--- start of Raw data ---

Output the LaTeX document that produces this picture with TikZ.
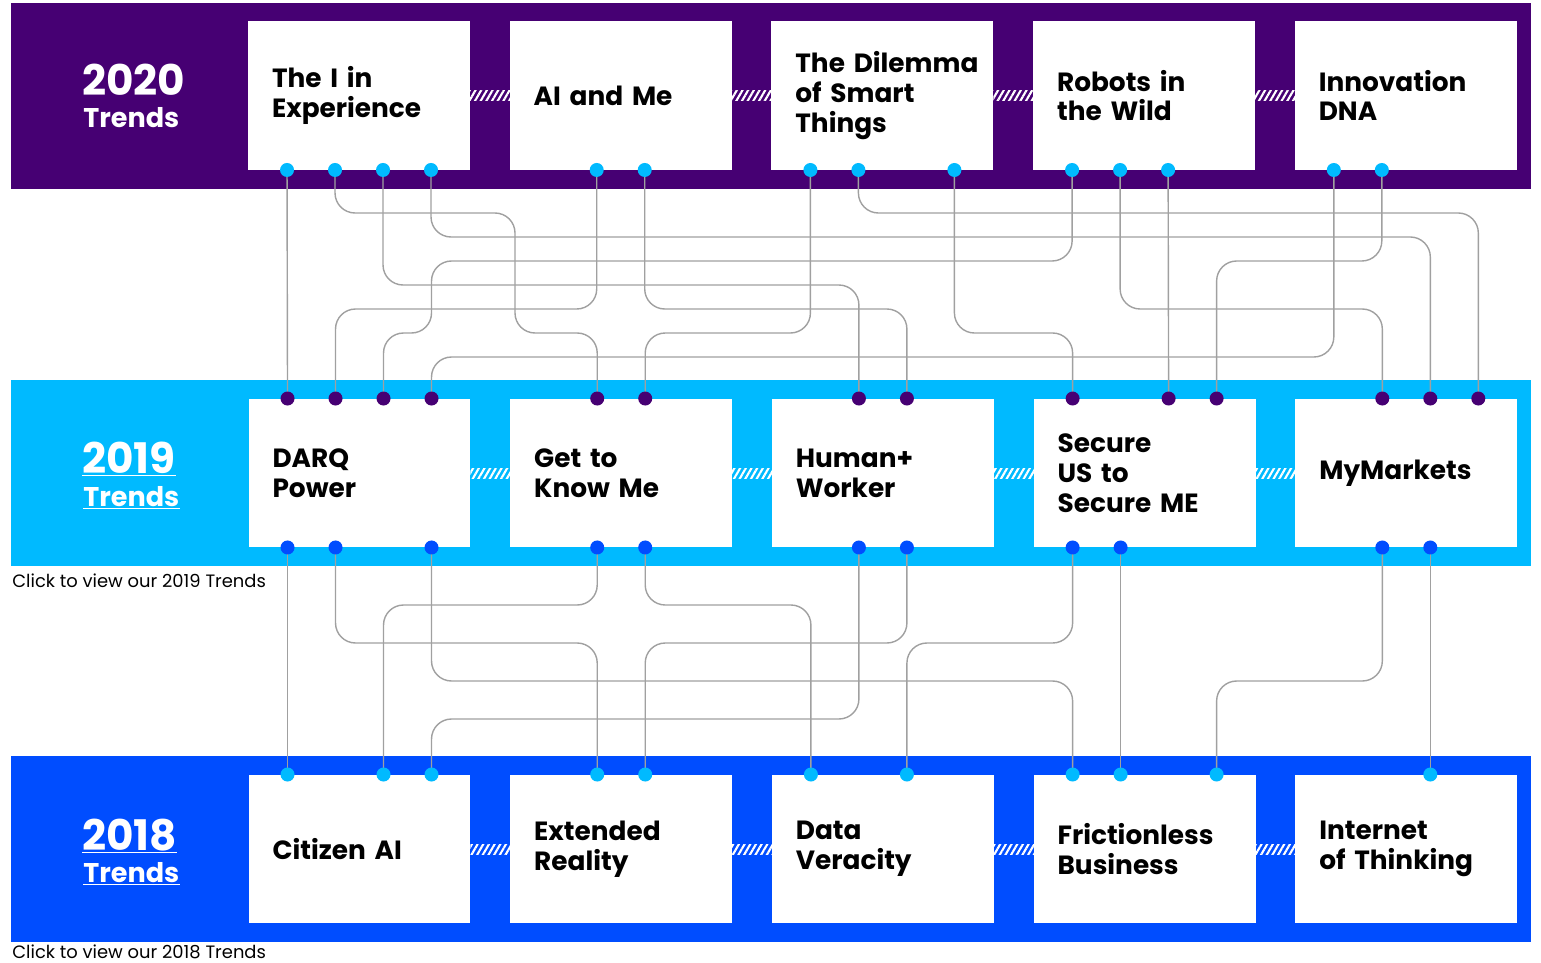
\documentclass[tikz,border=0pt]{standalone}
\usepackage{fontspec}
\setmainfont{Poppins}
\usetikzlibrary{positioning,calc,patterns.meta}

\definecolor{purp}{HTML}{460073}
\definecolor{sky}{HTML}{00BAFF}
\definecolor{royal}{HTML}{004DFF}
\definecolor{wirec}{HTML}{A0A0A0}

% one bend: down to a track, across, down again
\newcommand\trendlink[3]{\draw[wire] (#1) -- (#1 |- #2) -- (#3 |- #2) -- (#3);}
% white underline below a label
\newcommand\underrule[1]{\draw[uline] ($(#1.base west)+(0,2.5)$) -- ($(#1.base east)+(0,2.5)$);}

\begin{document}
\begin{tikzpicture}[
    x=0.02cm, y=-0.02cm,
    node distance=0.795cm,
    box/.style={fill=white, outer sep=0pt, minimum width=4.44cm, minimum height=2.98cm, text width=3.48cm, inner xsep=0.48cm, inner ysep=0pt, align=left, font=\fontsize{15pt}{17pt}\selectfont\bfseries},
    hatch/.style={minimum width=0.8cm, minimum height=0.2cm, inner sep=0pt, pattern={Lines[angle=60,distance=2.8pt,line width=1.2pt]}, pattern color=white},
    yearbig/.style={anchor=base west, inner sep=0pt, text=white, font=\fontsize{24pt}{26pt}\selectfont\bfseries},
    yearsmall/.style={anchor=base west, inner sep=0pt, text=white, font=\fontsize{15.4pt}{18pt}\selectfont\bfseries},
    note/.style={anchor=base west, inner sep=0pt, font=\fontsize{10.2pt}{12pt}\selectfont},
    wire/.style={draw=wirec, line width=0.8pt, rounded corners=0.4cm},
    uline/.style={draw=white, line width=0.9pt},
]
\useasboundingbox (0,0) rectangle (1541,963);

% bands
\fill[purp] (11,3) rectangle (1531,189);
\fill[sky] (11,380) rectangle (1531,566);
\fill[royal] (11,756) rectangle (1531,942);

% 2020
\node[box] (t20a) at (359,95.5) {The~I~in\\Experience};
\node[box, right=of t20a] (t20b) {AI~and~Me};
\node[box, right=of t20b] (t20c) {The~Dilemma\\of~Smart\\Things};
\node[box, right=of t20c] (t20d) {Robots~in\\the~Wild};
\node[box, right=of t20d] (t20e) {Innovation\\DNA};

% 2019
\node[box] (t19a) at (359.5,473) {DARQ\\Power};
\node[box, right=of t19a] (t19b) {Get~to\\Know~Me};
\node[box, right=of t19b] (t19c) {Human+\\Worker};
\node[box, right=of t19c] (t19d) {Secure\\US~to\\Secure~ME};
\node[box, right=of t19d] (t19e) {MyMarkets};

% 2018
\node[box] (t18a) at (359.5,849) {Citizen~AI};
\node[box, right=of t18a] (t18b) {Extended\\Reality};
\node[box, right=of t18b] (t18c) {Data\\Veracity};
\node[box, right=of t18c] (t18d) {Frictionless\\Business};
\node[box, right=of t18d] (t18e) {Internet\\of~Thinking};

% year labels
\node[yearbig] (y20) at (82,95) {2020};
\node[yearsmall] (y20t) at (83,128) {Trends};
\node[yearbig] (y19) at (82,473) {2019};
\node[yearsmall] (y19t) at (83,506) {Trends};
\node[yearbig] (y18) at (82,850) {2018};
\node[yearsmall] (y18t) at (83,882) {Trends};
\underrule{y19}
\underrule{y19t}
\underrule{y18}
\underrule{y18t}
\node[note] (c19) at (12,587) {Click to view our 2019 Trends};
\node[note] (c18) at (12,958) {Click to view our 2018 Trends};

% hatched joints
\foreach \l/\r in {a/b,b/c,c/d,d/e}{
  \path (t20\l) -- (t20\r) node[hatch, midway] (k20\l\r) {};
  \path (t19\l) -- (t19\r) node[hatch, midway] (k19\l\r) {};
  \path (t18\l) -- (t18\r) node[hatch, midway] (k18\l\r) {};
}

% pin slots
\foreach \b in {a,b,c,d,e}{
  \foreach \k in {0,1,2,3}{
    \coordinate (s20\b\k) at ($(t20\b.south west)+({39+48*\k},0)$);
    \coordinate (n19\b\k) at ($(t19\b.north west)+({39+48*\k},0)$);
    \coordinate (s19\b\k) at ($(t19\b.south west)+({39+48*\k},0)$);
    \coordinate (n18\b\k) at ($(t18\b.north west)+({39+48*\k},0)$);
  }
}

% tracks
\foreach \t in {213,237,261,285,309,333,357,605,643,681,719}
  \coordinate (y\t) at (0,\t);
\coordinate (jog) at (515,0);

% 2020 -> 2019
\draw[wire] (s20a0) -- (n19a0);
\draw[wire] (s20a1) -- (s20a1 |- y213) -- (jog |- y213) -- (jog |- y333) -- (n19b1 |- y333) -- (n19b1);
\trendlink{s20a2}{y285}{n19c1}
\trendlink{s20a3}{y237}{n19e2}
\trendlink{s20b1}{y309}{n19a1}
\trendlink{s20b2}{y309}{n19c2}
\trendlink{s20c0}{y333}{n19b2}
\trendlink{s20c1}{y213}{n19e3}
\trendlink{s20c3}{y333}{n19d0}
\draw[wire] (s20d0) -- (s20d0 |- y261) -- (n19a3 |- y261) -- (n19a3 |- y333) -- (n19a2 |- y333) -- (n19a2);
\trendlink{s20d1}{y309}{n19e1}
\draw[wire] (s20d2) -- (n19d2);
\trendlink{s20e0}{y357}{n19a3}
\trendlink{s20e1}{y261}{n19d3}

% 2019 -> 2018
\draw[wire] (s19a0) -- (n18a0);
\trendlink{s19a1}{y643}{n18b1}
\trendlink{s19a3}{y681}{n18d0}
\trendlink{s19b1}{y605}{n18a2}
\trendlink{s19b2}{y605}{n18c0}
\trendlink{s19c1}{y719}{n18a3}
\trendlink{s19c2}{y643}{n18b2}
\trendlink{s19d0}{y643}{n18c2}
\draw[wire] (s19d1) -- (n18d1);
\trendlink{s19e1}{y681}{n18d3}
\draw[wire] (s19e2) -- (n18e2);

% pins
\foreach \d in {a0,a1,a2,a3,b1,b2,c0,c1,c3,d0,d1,d2,e0,e1}
  \fill[sky] (s20\d) circle (0.14cm);
\foreach \d in {a0,a1,a2,a3,b1,b2,c1,c2,d0,d2,d3,e1,e2,e3}
  \fill[purp] (n19\d) circle (0.14cm);
\foreach \d in {a0,a1,a3,b1,b2,c1,c2,d0,d1,e1,e2}
  \fill[royal] (s19\d) circle (0.14cm);
\foreach \d in {a0,a2,a3,b1,b2,c0,c2,d0,d1,d3,e2}
  \fill[sky] (n18\d) circle (0.14cm);
\end{tikzpicture}
\end{document}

--- end of Raw data ---

▶ _Exercise instructions_
Go from the first line of the data above to the line containing "(11,756) rectangle (1531,942);" and retype exactly those lines, both included, but none of the pictures.

▶ _The output_
Output the LaTeX document that produces this picture with TikZ.
\documentclass[tikz,border=0pt]{standalone}
\usepackage{fontspec}
\setmainfont{Poppins}
\usetikzlibrary{positioning,calc,patterns.meta}

\definecolor{purp}{HTML}{460073}
\definecolor{sky}{HTML}{00BAFF}
\definecolor{royal}{HTML}{004DFF}
\definecolor{wirec}{HTML}{A0A0A0}

% one bend: down to a track, across, down again
\newcommand\trendlink[3]{\draw[wire] (#1) -- (#1 |- #2) -- (#3 |- #2) -- (#3);}
% white underline below a label
\newcommand\underrule[1]{\draw[uline] ($(#1.base west)+(0,2.5)$) -- ($(#1.base east)+(0,2.5)$);}

\begin{document}
\begin{tikzpicture}[
    x=0.02cm, y=-0.02cm,
    node distance=0.795cm,
    box/.style={fill=white, outer sep=0pt, minimum width=4.44cm, minimum height=2.98cm, text width=3.48cm, inner xsep=0.48cm, inner ysep=0pt, align=left, font=\fontsize{15pt}{17pt}\selectfont\bfseries},
    hatch/.style={minimum width=0.8cm, minimum height=0.2cm, inner sep=0pt, pattern={Lines[angle=60,distance=2.8pt,line width=1.2pt]}, pattern color=white},
    yearbig/.style={anchor=base west, inner sep=0pt, text=white, font=\fontsize{24pt}{26pt}\selectfont\bfseries},
    yearsmall/.style={anchor=base west, inner sep=0pt, text=white, font=\fontsize{15.4pt}{18pt}\selectfont\bfseries},
    note/.style={anchor=base west, inner sep=0pt, font=\fontsize{10.2pt}{12pt}\selectfont},
    wire/.style={draw=wirec, line width=0.8pt, rounded corners=0.4cm},
    uline/.style={draw=white, line width=0.9pt},
]
\useasboundingbox (0,0) rectangle (1541,963);

% bands
\fill[purp] (11,3) rectangle (1531,189);
\fill[sky] (11,380) rectangle (1531,566);
\fill[royal] (11,756) rectangle (1531,942);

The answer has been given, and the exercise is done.